Son Heung-min (South Korea)
It’s usually perceived to be a sign of true greatness when a key man puts in his best performance in the most important game of all, and that’s exactly what Son Heung-min did for his team here in Sydney. He’s been in the centre of action throughout the whole 1st half, constantly lurking around the right place at the right time, while he also backtracked his opponents extremely deep down the pitch offering a really useful helping hand to both fullbacks. Oh, and then there’s this one more thing: he had initially broken all Australian hearts via his equalizer late in the normal time.
Mark Milligan (Australia)
Did you notice Nam Tae-hee? Barely so? Yeah, well, that was mainly because of this guy. He collected an impressive number of seven tackles won and I’m pretty sure that the majority of them came at the expense of the South Korean attacking midfielder. Nam Tae-hee seemingly wasn’t able to complete a single take-on (and he attempted a few in the first half) only to be subbed off as the first player in red jersey. Hence, Mark Milligan is our unsung hero of this final, who quite possibly showed up with his best performance for the national team and basically laughed off my pre-match advice to drop him.
Cha Du-ri (South Korea)
We’ve alluded to this many times before, but it’s worth repeating. Cha Du-ri is 34 years old, he didn’t go to the World Cup only a few months ago and his international career was pretty much considered to be a closed book; yet he was simply unstoppable here in Australia. Today, he contributed significantly to the whole Leckie’s uncharacteristical inefficiency and it’s telling that no Socceroo came even close to him with his “average position”, as he’s very much unbeatable in 1-on-1 situations and loves to drive people mad with his powerful runs forward.
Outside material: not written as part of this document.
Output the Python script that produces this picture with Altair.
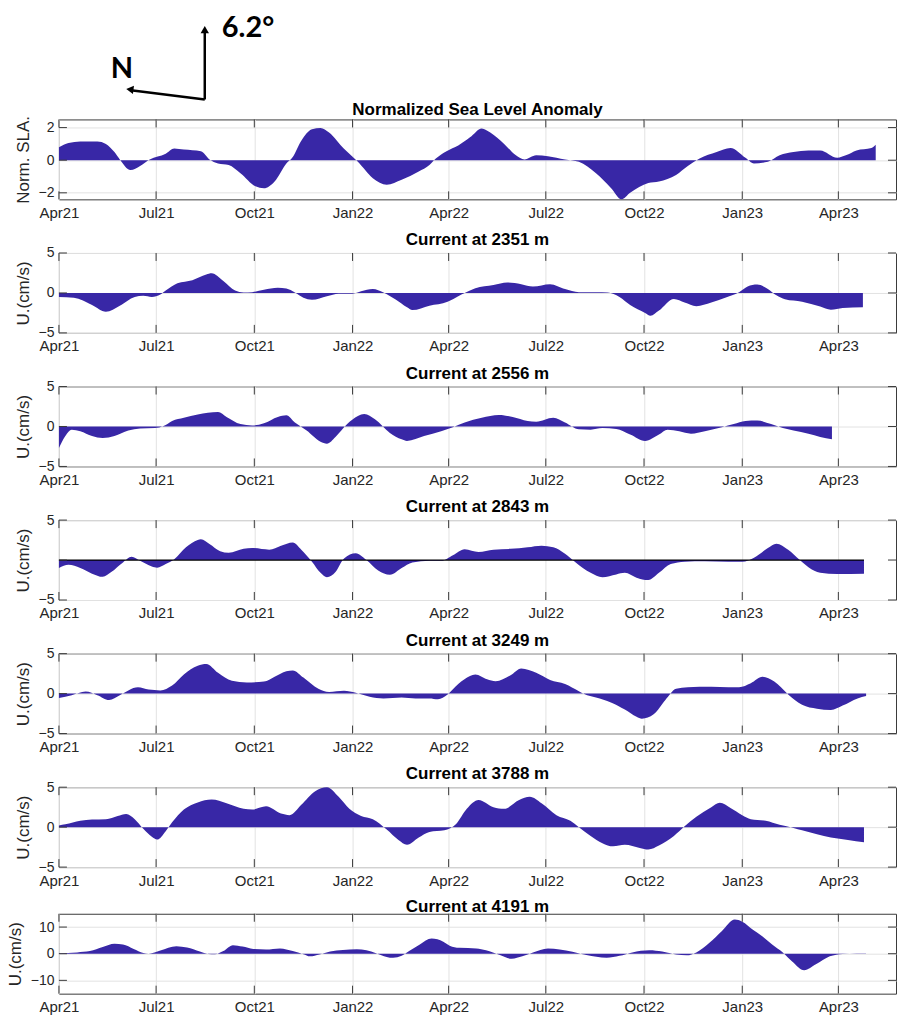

Cha Du-ri is most certainly going to retire someday soon and that’ll be a huge shame, since he obviously, as the fittest South Korean featuring in the final, still has one more Asian Cup in him.
Robbie Kruse (Australia)
In my preview here, I was urging Robbie Kruse to step up now, when it matters the most. And by that, I’ve probably jinxed him or something. Because not only did he not deliver and was awfully anonymous throughout the encounter, but he also received a yellow card for “feigning” an injury, which according to some reports will see him miss the next 12 months. This fellow just doesn’t have luck on his side and watching him hobbling on crutches at the awards ceremony was a terrible experience even for a neutral.
Uli Stielike (South Korea)
I know, he’s not a player per se and therefore I shouldn’t be mentioning him here, but forgive me, I simply have to. After all, he undoubtedly played a key part in the whole final match because of his slightly ridiculous substitutions. When he used his last option in the 87th minute to replace a striker with a central defender with his team being down 0:1, it was one of those unexplainable moments. For Uli Stielike himself, it was originally a clear “either a genius, or a dumbass” situation, yet he ended up being both simultaneously. At first, this unorthodox strategy actually paid off with South Korea getting a late equalizer. But eventually, his plan to finish the game with four central defenders and two holding midfielders somewhat inevitably backfired on him. The Taeguk Warriors spent extra time on the back foot, which ultimately cost them, as they ran out of energy quickly.